JEWEL OUTSIDE OF MUSIC

poetry

Jewel has found herself, from time to time, in a movie or TV show. Not many, mind you, but enough to be noticed. She was seen on Discovery Channel’s Alaska: The Last Frontier where her family was featured about life in the Alaskan wilderness.

She’s been in movies such as Ride with the Devil, Walk Hard: The Dewey Cox Story, and Ring of Fire (where she played June Carter Cash). She also has been featured in a trio of Hallmark Channel movies, A Fixer Upper Mystery series that include Framed for Murder, Concrete Evidence, and Deadly Deed.

Jewel
Jewel in Walk Hard

But her talents don’t stop there. Jewel has also published poetry with A Night Without Armor and Chasing Down the Dawn. She also published her memoirs in 2015 with Never Broken: Songs Are Only Half the Story.

JEWEL WAS SEXUALLY HARRASSED

Jewel

In an interview with The Hollywood Reporter Jewel revealed that she was sexually harassed throughout her life, starting with inappropriate behavior toward her from men at the age of eight. She says, “I’ve had men hitting on me, sadly, since I was really young. At 8, I had men putting dimes in my hands saying, ‘Call me. It’d be so great to f— when you’re older.’ And just horrible stuff.”

It only got worse when she got older. Before she got her record deal Jewel says that one of her bosses at the coffee shop where she sang fired her for refusing to sleep with him.
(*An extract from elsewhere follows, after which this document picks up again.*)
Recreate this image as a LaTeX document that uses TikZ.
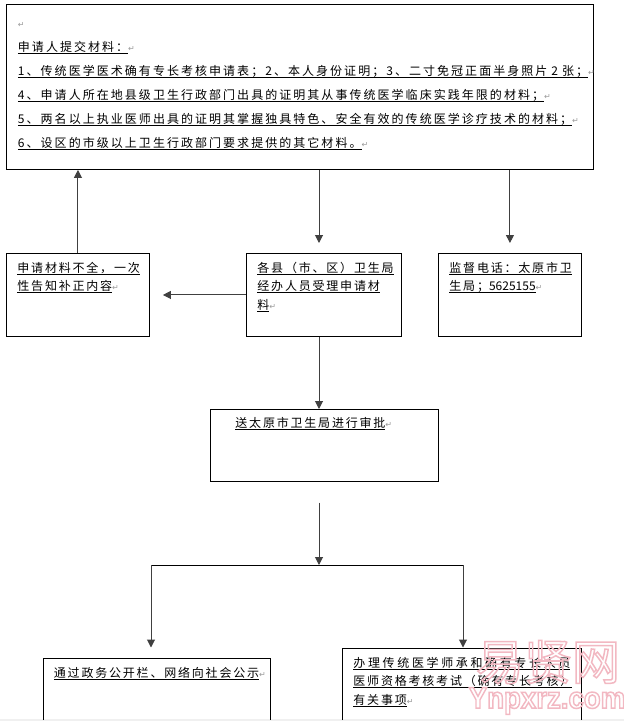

She says it was even more of a problem when she was homeless. As she tells it, “I’ve never been more propositioned by businessmen in my life. It was almost like they were sharks that could smell blood, like of vulnerability… I’d go back to my car, writing songs, and men would literally come up and proposition me. They would be like, ‘Hey, do you need rent money?’ you know and things like that. It was pretty wild. I never took anybody up on it, but it was interesting to see this side of men that basically would prey on somebody vulnerable.”

However, Jewel says having to deal with that for so long helped prepare her for the harassment she would face in the music industry. She explains, “In the music business, it ended up serving me very well. I learned to keep my energy to myself, where there’s nothing about me that seemed approachable. And as men did approach me, I got very good at handling men in a way that sort of didn’t anger them. … And at the same time using wit and usually humor to defuse the situation and to inform them, ‘P.S. Not available that way.’ “

JEWEL NOW

Now 46-years-old, Jewel’s website is an amazing collection of art and love and inspiration. It tells her entire story with all the things she offers. Having launched in 2017, she offers inspiring messages which include “Whole Human”, training resources for school districts and companies. She also has JewelNeverBroken.com which is her nonprofit website that advertises as an “emotional fitness destination.”

If Jewel has her way, this is how life shall remain for her. She now lives with her son as a single mom in Nashville while continuing to perform, write, offer friendly advice, and live her simple life. Can’t complain about that.